It’s very ironic, or should I say unexpected, that “discourse” is an operative word in the canny discussion of this new Julia Holter album. Discourse, which has many definitions but, in summation, means an exchange of ideas or capacity for thought, in music, vaguely implies lack of genre.
Now, if you’re from the Gang of Four camp, who, appropriately enough, are huge in LA, from what I understand, you’re saying, Gung ho! Yeah, man! Rolling Stones suck! Down with the major chord (I actually did spot ONE major chord on City Song, in the brief track 07 lullaby “He’s Running Through My Eyes”). But for Holter, her best song to date, before this new release, was “Fur Felix,” and most of the rightly acclaimed Ekstasis has chordal formats that play nice with our preexisting conceptions of pop music. All this is to say that Loud City Song is very unfamiliar.
It’s funny, though, all the while, this past year, around this December 21, 2012 thing, I was wondering how it would affect avant-garde musical statements. Holter here sounds like a woman supremely fed up with humanity, mouthing cat calls like “How can I escape you?”, and indulging paeans to “the green wild.” Her album title seeths with satire. Truly, at very few times on this album do I get the sense that she is even attempting to create good music — at least, good in the sense in which we think of it. Or, if you will, good like “Fur Felix” was. Which makes the fact that the album comes out as about an 8 out of 10, I’d say, though I’m not into giving scores or ratings, pretty impressive.
So, along these lines, let’s start from the top. Falsetto is not Holter’s strength. “World,” though, the opener, starts with just this, the singer belting out paralyzed, bitter blips that sound directed toward the mice in her apartment, and as if her opinion of these mice is higher than that of people. “Maxim’s I” is a completely inconsequential and unapproachable bit of obtuse, baroque stagnancy. “Horns Surrounding Me” sort of synthesizes into some cohesive vigor, but the transition into the following “In the Green Wild,” sadly, is foreign and aborted. Stylistically, too, it’s untoward, with identity-crisis hand claps souring the scene. “Into the Green Wild” is charming in parts, but frustrating in its inability to cohere into an enjoyable artistic statement, pleasant or adverse, anyhow. “Hello Stranger” blends innocuously and passably enough into its surrounding brethren, while “Maxim’s II,” though in no way resembling “Maxim’s I,” emerges as the best song yet. Generally, City Song feels like an opera, and, though “Maxim’s II” certainly wouldn’t work as a single, whereas if anything “Horns Surrounding Me” might, it calls to mind “Men of Good Fortune” from Lou Reed’s Berlin, with its steep ebbs and flows. These closely juxtaposed turns of intensity, volume and amiability justify deeming this the “loud city song,” and it’s certainly the centerpiece, bordered by two droller, more wallflower-like respites.

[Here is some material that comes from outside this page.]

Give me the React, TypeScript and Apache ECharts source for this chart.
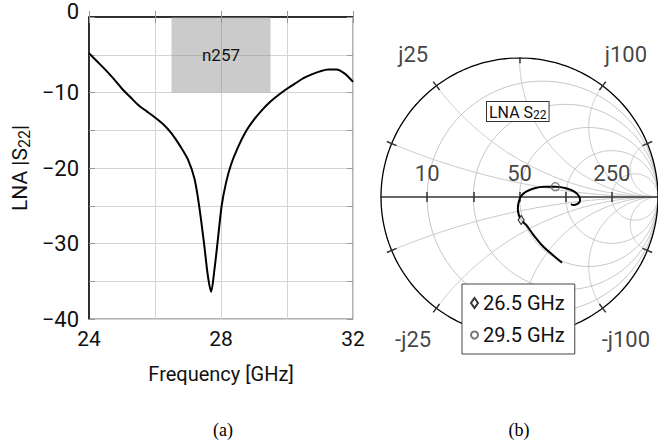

And make no mistake, Holter COULD have made “Maxim’s II” into something single-worthy, she just clearly was antipathetic to the idea, a fact evidenced by the deep, glaring pauses, which are actually the only sore thumbs on the song’s single resume, given a little stylistic lee-way. Finale “City Appearing” ends up playing like a very pleasing closing argument — the urban post-apocalyptic elements of fear, chaos and attrition still loom large, but Holter actually sounds like she’s having fun again, aware and proud of the statement she’s making, crooning at her piano, every bit immersed in the incoherent, bitter malaise that’s rightfully hers.